▶ **STATED TASK**
Quote all of the data that follows exactly as written, skipping the images.

▶ **SUPPLIED MATERIAL**
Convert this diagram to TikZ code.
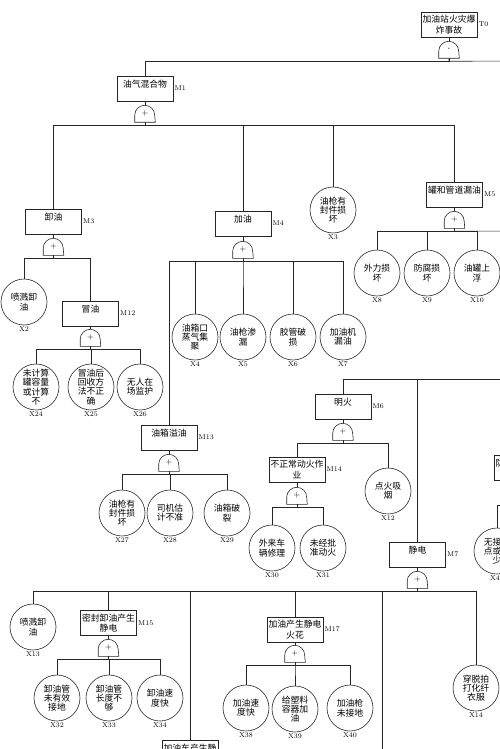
\documentclass[tikz,border=0pt]{standalone}
\usepackage{fontspec}
\usepackage{tikz}
\newfontfamily\cjk{Noto Sans CJK SC}
\tikzset{
  evt/.style={draw,rectangle,minimum width=56pt,minimum height=25pt,inner sep=0pt,align=center,font=\cjk\fontsize{8.8}{10.5}\selectfont},
  onel/.style={text depth=9pt},
  bas/.style={draw,circle,minimum size=46pt,inner sep=0pt,align=center,font=\cjk\fontsize{8.8}{9.3}\selectfont},
  gate/.style={inner sep=0pt,minimum width=20pt,minimum height=17pt,font=\fontsize{8}{8}\selectfont},
  tag/.style={font=\fontsize{7}{7}\selectfont,inner sep=1pt},
}
\begin{document}
\begin{tikzpicture}[x=1pt,y=-1pt,line width=0.6pt,draw=black!85]
\useasboundingbox (0,0) rectangle (500,749);
\clip (0,0) rectangle (500,749);
\node[evt,label={[tag]east:T0}] (t0) at (449,24.5) {加油站火灾爆\\炸事故};
\node[gate] (g0) at (449,49.5) {\fontsize{11}{11}\selectfont$\cdot$};
\coordinate (m2) at (520,61);
\node[evt,onel,label={[tag]east:M1}] (m1) at (145,88.5) {油气混合物};
\node[gate] (g1) at (145,113.5) {+};
\node[evt,onel,label={[tag]east:M3}] (m3) at (53.5,221.5) {卸油};
\node[gate] (g3) at (53.5,246.5) {+};
\node[evt,onel,label={[tag]east:M4}] (m4) at (243,223.5) {加油};
\node[gate] (g4) at (243,249.5) {+};
\node[bas,label={[tag]south:X3}] (x3) at (333,210) {油枪有\\封件损\\坏};
\node[evt,onel,label={[tag]east:M5}] (m5) at (454.5,194.5) {罐和管道漏油};
\node[gate] (g5) at (454.5,219.5) {+};
\coordinate (x11) at (520,231);
\node[bas,label={[tag]south:X2}] (x2) at (24,302) {喷溅卸\\油};
\node[evt,onel,label={[tag]east:M12}] (m12) at (90.5,313.5) {冒油};
\node[gate] (g12) at (90.5,337.5) {+};
\node[bas,label={[tag]south:X24}] (x24) at (36,387) {未计算\\罐容量\\或计算\\不};
\node[bas,label={[tag]south:X25}] (x25) at (91,387) {冒油后\\回收方\\法不正\\确};
\node[bas,label={[tag]south:X26}] (x26) at (140,387) {无人在\\场监护};
\node[bas,label={[tag]south:X4}] (x4) at (195,337) {油箱口\\蒸气集\\聚};
\node[bas,label={[tag]south:X5}] (x5) at (243,337) {油枪渗\\漏};
\node[bas,label={[tag]south:X6}] (x6) at (293,337) {胶管破\\损};
\node[bas,label={[tag]south:X7}] (x7) at (343,337) {加油机\\漏油};
\node[evt,onel,label={[tag]east:M13}] (m13) at (169,437.5) {油箱溢油};
\node[gate] (g13) at (169,462.5) {+};
\node[bas,label={[tag]south:X27}] (x27) at (122,513) {油枪有\\封件损\\坏};
\node[bas,label={[tag]south:X28}] (x28) at (170,513) {司机估\\计不准};
\node[bas,label={[tag]south:X29}] (x29) at (227,513) {油箱破\\裂};
\node[bas,label={[tag]south:X8}] (x8) at (377,273) {外力损\\坏};
\node[bas,label={[tag]south:X9}] (x9) at (427,273) {防腐损\\坏};
\node[bas,label={[tag]south:X10}] (x10) at (477,273) {油罐上\\浮};
\coordinate (m2b) at (520,379);
\node[evt,onel,label={[tag]east:M6}] (m6) at (343,406.5) {明火};
\node[gate] (g6) at (343,431.5) {+};
\node[evt,label={[tag]east:M14}] (m14) at (297,469.5) {不正常动火作\\业};
\node[gate] (g14) at (297,495.5) {+};
\node[bas,label={[tag]south:X30}] (x30) at (272,548) {外来车\\辆修理};
\node[bas,label={[tag]south:X31}] (x31) at (323,548) {未经批\\准动火};
\node[bas,label={[tag]south:X12}] (x12) at (388,491) {点火吸\\烟};
\node[evt,onel,label={[tag]east:M7}] (m7) at (417.5,554.5) {静电};
\node[gate] (g7) at (417.5,579.5) {+};
\node[evt,onel] (mr) at (522,467.5) {防\phantom{口口口口口}};
\coordinate (rb) at (520,505);
\node[bas,label={[tag]south:X4\phantom{1}}] (x41) at (497,551) {无接\phantom{口}\\点或\phantom{口}\\少};
\node[bas,label={[tag]south:X13}] (x13) at (33,627) {喷溅卸\\油};
\node[evt,label={[tag]east:M15}] (m15) at (108.5,623) {密封卸油产生\\静电};
\node[gate] (g15) at (108.5,647.5) {+};
\node[bas,label={[tag]south:X32}] (x32) at (57,698) {卸油管\\未有效\\接地};
\node[bas,label={[tag]south:X33}] (x33) at (109,698) {卸油管\\长度不\\够};
\node[bas,label={[tag]south:X34}] (x34) at (160,698) {卸油速\\度快};
\node[evt,onel,label={[tag]east:M1\phantom{6}}] (m16) at (190,752.5) {加油车产生静};
\node[evt,label={[tag]east:M17}] (m17) at (295,629.5) {加油产生静电\\火花};
\node[gate] (g17) at (295,653.5) {+};
\node[bas,label={[tag]south:X38}] (x38) at (246,708) {加油速\\度快};
\node[bas,label={[tag]south:X39}] (x39) at (295,709) {给塑料\\容器加\\油};
\node[bas,label={[tag]south:X40}] (x40) at (350,708) {加油枪\\未接地};
\node[bas,label={[tag]south:X14}] (x14) at (476,688) {穿脱拍\\打化纤\\衣服};
\coordinate (m18) at (382,770);
\foreach \g in {g0,g1,g3,g4,g5,g12,g13,g6,g14,g7,g15,g17}
  \draw (\g.south west) -- ++(0pt,7pt) arc[start angle=180,end angle=0,radius=10pt] -- (\g.south east) -- cycle;
\foreach \a/\b in {t0/g0,m1/g1,m3/g3,m4/g4,m5/g5,m12/g12,m13/g13,m6/g6,m14/g14,m7/g7,m15/g15,m17/g17}
  \draw (\a) -- (\b);
\draw (g0.south) -- ++(0,3) -| (m1);
\draw (g0.south) -- ++(0,3) -- (m2);
\foreach \c in {m3,m4,x3,m5}
  \draw (g1.south) -- ++(0,3) -| (\c);
\foreach \c in {x2,m12}
  \draw (g3.south) -- ++(0,3) -| (\c);
\foreach \c in {x24,x25,x26}
  \draw (g12.south) -- ++(0,3) -| (\c);
\foreach \c in {m13,x4,x5,x6,x7}
  \draw (g4.south) -- ++(0,3) -| (\c);
\foreach \c in {x27,x28,x29}
  \draw (g13.south) -- ++(0,3) -| (\c);
\foreach \c in {x8,x9,x10}
  \draw (g5.south) -- ++(0,3) -| (\c);
\draw (g5.south) -- ++(0,3) -- (x11);
\draw (m2b) -| (m6);
\draw (m2b) -| (m7);
\foreach \c in {m14,x12}
  \draw (g6.south) -- ++(0,3) -| (\c);
\foreach \c in {x30,x31}
  \draw (g14.south) -- ++(0,3) -| (\c);
\draw (rb) -| (x41);
\foreach \c in {x13,m15,m16,m17,m18,x14}
  \draw (g7.south) -- ++(0,3) -| (\c);
\foreach \c in {x32,x33,x34}
  \draw (g15.south) -- ++(0,3) -| (\c);
\foreach \c in {x38,x39,x40}
  \draw (g17.south) -- ++(0,3) -| (\c);
\end{tikzpicture}
\end{document}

▶ **OUTPUT FOR THIS TASK**
Convert this diagram to TikZ code.
\documentclass[tikz,border=0pt]{standalone}
\usepackage{fontspec}
\usepackage{tikz}
\newfontfamily\cjk{Noto Sans CJK SC}
\tikzset{
  evt/.style={draw,rectangle,minimum width=56pt,minimum height=25pt,inner sep=0pt,align=center,font=\cjk\fontsize{8.8}{10.5}\selectfont},
  onel/.style={text depth=9pt},
  bas/.style={draw,circle,minimum size=46pt,inner sep=0pt,align=center,font=\cjk\fontsize{8.8}{9.3}\selectfont},
  gate/.style={inner sep=0pt,minimum width=20pt,minimum height=17pt,font=\fontsize{8}{8}\selectfont},
  tag/.style={font=\fontsize{7}{7}\selectfont,inner sep=1pt},
}
\begin{document}
\begin{tikzpicture}[x=1pt,y=-1pt,line width=0.6pt,draw=black!85]
\useasboundingbox (0,0) rectangle (500,749);
\clip (0,0) rectangle (500,749);
\node[evt,label={[tag]east:T0}] (t0) at (449,24.5) {加油站火灾爆\\炸事故};
\node[gate] (g0) at (449,49.5) {\fontsize{11}{11}\selectfont$\cdot$};
\coordinate (m2) at (520,61);
\node[evt,onel,label={[tag]east:M1}] (m1) at (145,88.5) {油气混合物};
\node[gate] (g1) at (145,113.5) {+};
\node[evt,onel,label={[tag]east:M3}] (m3) at (53.5,221.5) {卸油};
\node[gate] (g3) at (53.5,246.5) {+};
\node[evt,onel,label={[tag]east:M4}] (m4) at (243,223.5) {加油};
\node[gate] (g4) at (243,249.5) {+};
\node[bas,label={[tag]south:X3}] (x3) at (333,210) {油枪有\\封件损\\坏};
\node[evt,onel,label={[tag]east:M5}] (m5) at (454.5,194.5) {罐和管道漏油};
\node[gate] (g5) at (454.5,219.5) {+};
\coordinate (x11) at (520,231);
\node[bas,label={[tag]south:X2}] (x2) at (24,302) {喷溅卸\\油};
\node[evt,onel,label={[tag]east:M12}] (m12) at (90.5,313.5) {冒油};
\node[gate] (g12) at (90.5,337.5) {+};
\node[bas,label={[tag]south:X24}] (x24) at (36,387) {未计算\\罐容量\\或计算\\不};
\node[bas,label={[tag]south:X25}] (x25) at (91,387) {冒油后\\回收方\\法不正\\确};
\node[bas,label={[tag]south:X26}] (x26) at (140,387) {无人在\\场监护};
\node[bas,label={[tag]south:X4}] (x4) at (195,337) {油箱口\\蒸气集\\聚};
\node[bas,label={[tag]south:X5}] (x5) at (243,337) {油枪渗\\漏};
\node[bas,label={[tag]south:X6}] (x6) at (293,337) {胶管破\\损};
\node[bas,label={[tag]south:X7}] (x7) at (343,337) {加油机\\漏油};
\node[evt,onel,label={[tag]east:M13}] (m13) at (169,437.5) {油箱溢油};
\node[gate] (g13) at (169,462.5) {+};
\node[bas,label={[tag]south:X27}] (x27) at (122,513) {油枪有\\封件损\\坏};
\node[bas,label={[tag]south:X28}] (x28) at (170,513) {司机估\\计不准};
\node[bas,label={[tag]south:X29}] (x29) at (227,513) {油箱破\\裂};
\node[bas,label={[tag]south:X8}] (x8) at (377,273) {外力损\\坏};
\node[bas,label={[tag]south:X9}] (x9) at (427,273) {防腐损\\坏};
\node[bas,label={[tag]south:X10}] (x10) at (477,273) {油罐上\\浮};
\coordinate (m2b) at (520,379);
\node[evt,onel,label={[tag]east:M6}] (m6) at (343,406.5) {明火};
\node[gate] (g6) at (343,431.5) {+};
\node[evt,label={[tag]east:M14}] (m14) at (297,469.5) {不正常动火作\\业};
\node[gate] (g14) at (297,495.5) {+};
\node[bas,label={[tag]south:X30}] (x30) at (272,548) {外来车\\辆修理};
\node[bas,label={[tag]south:X31}] (x31) at (323,548) {未经批\\准动火};
\node[bas,label={[tag]south:X12}] (x12) at (388,491) {点火吸\\烟};
\node[evt,onel,label={[tag]east:M7}] (m7) at (417.5,554.5) {静电};
\node[gate] (g7) at (417.5,579.5) {+};
\node[evt,onel] (mr) at (522,467.5) {防\phantom{口口口口口}};
\coordinate (rb) at (520,505);
\node[bas,label={[tag]south:X4\phantom{1}}] (x41) at (497,551) {无接\phantom{口}\\点或\phantom{口}\\少};
\node[bas,label={[tag]south:X13}] (x13) at (33,627) {喷溅卸\\油};
\node[evt,label={[tag]east:M15}] (m15) at (108.5,623) {密封卸油产生\\静电};
\node[gate] (g15) at (108.5,647.5) {+};
\node[bas,label={[tag]south:X32}] (x32) at (57,698) {卸油管\\未有效\\接地};
\node[bas,label={[tag]south:X33}] (x33) at (109,698) {卸油管\\长度不\\够};
\node[bas,label={[tag]south:X34}] (x34) at (160,698) {卸油速\\度快};
\node[evt,onel,label={[tag]east:M1\phantom{6}}] (m16) at (190,752.5) {加油车产生静};
\node[evt,label={[tag]east:M17}] (m17) at (295,629.5) {加油产生静电\\火花};
\node[gate] (g17) at (295,653.5) {+};
\node[bas,label={[tag]south:X38}] (x38) at (246,708) {加油速\\度快};
\node[bas,label={[tag]south:X39}] (x39) at (295,709) {给塑料\\容器加\\油};
\node[bas,label={[tag]south:X40}] (x40) at (350,708) {加油枪\\未接地};
\node[bas,label={[tag]south:X14}] (x14) at (476,688) {穿脱拍\\打化纤\\衣服};
\coordinate (m18) at (382,770);
\foreach \g in {g0,g1,g3,g4,g5,g12,g13,g6,g14,g7,g15,g17}
  \draw (\g.south west) -- ++(0pt,7pt) arc[start angle=180,end angle=0,radius=10pt] -- (\g.south east) -- cycle;
\foreach \a/\b in {t0/g0,m1/g1,m3/g3,m4/g4,m5/g5,m12/g12,m13/g13,m6/g6,m14/g14,m7/g7,m15/g15,m17/g17}
  \draw (\a) -- (\b);
\draw (g0.south) -- ++(0,3) -| (m1);
\draw (g0.south) -- ++(0,3) -- (m2);
\foreach \c in {m3,m4,x3,m5}
  \draw (g1.south) -- ++(0,3) -| (\c);
\foreach \c in {x2,m12}
  \draw (g3.south) -- ++(0,3) -| (\c);
\foreach \c in {x24,x25,x26}
  \draw (g12.south) -- ++(0,3) -| (\c);
\foreach \c in {m13,x4,x5,x6,x7}
  \draw (g4.south) -- ++(0,3) -| (\c);
\foreach \c in {x27,x28,x29}
  \draw (g13.south) -- ++(0,3) -| (\c);
\foreach \c in {x8,x9,x10}
  \draw (g5.south) -- ++(0,3) -| (\c);
\draw (g5.south) -- ++(0,3) -- (x11);
\draw (m2b) -| (m6);
\draw (m2b) -| (m7);
\foreach \c in {m14,x12}
  \draw (g6.south) -- ++(0,3) -| (\c);
\foreach \c in {x30,x31}
  \draw (g14.south) -- ++(0,3) -| (\c);
\draw (rb) -| (x41);
\foreach \c in {x13,m15,m16,m17,m18,x14}
  \draw (g7.south) -- ++(0,3) -| (\c);
\foreach \c in {x32,x33,x34}
  \draw (g15.south) -- ++(0,3) -| (\c);
\foreach \c in {x38,x39,x40}
  \draw (g17.south) -- ++(0,3) -| (\c);
\end{tikzpicture}
\end{document}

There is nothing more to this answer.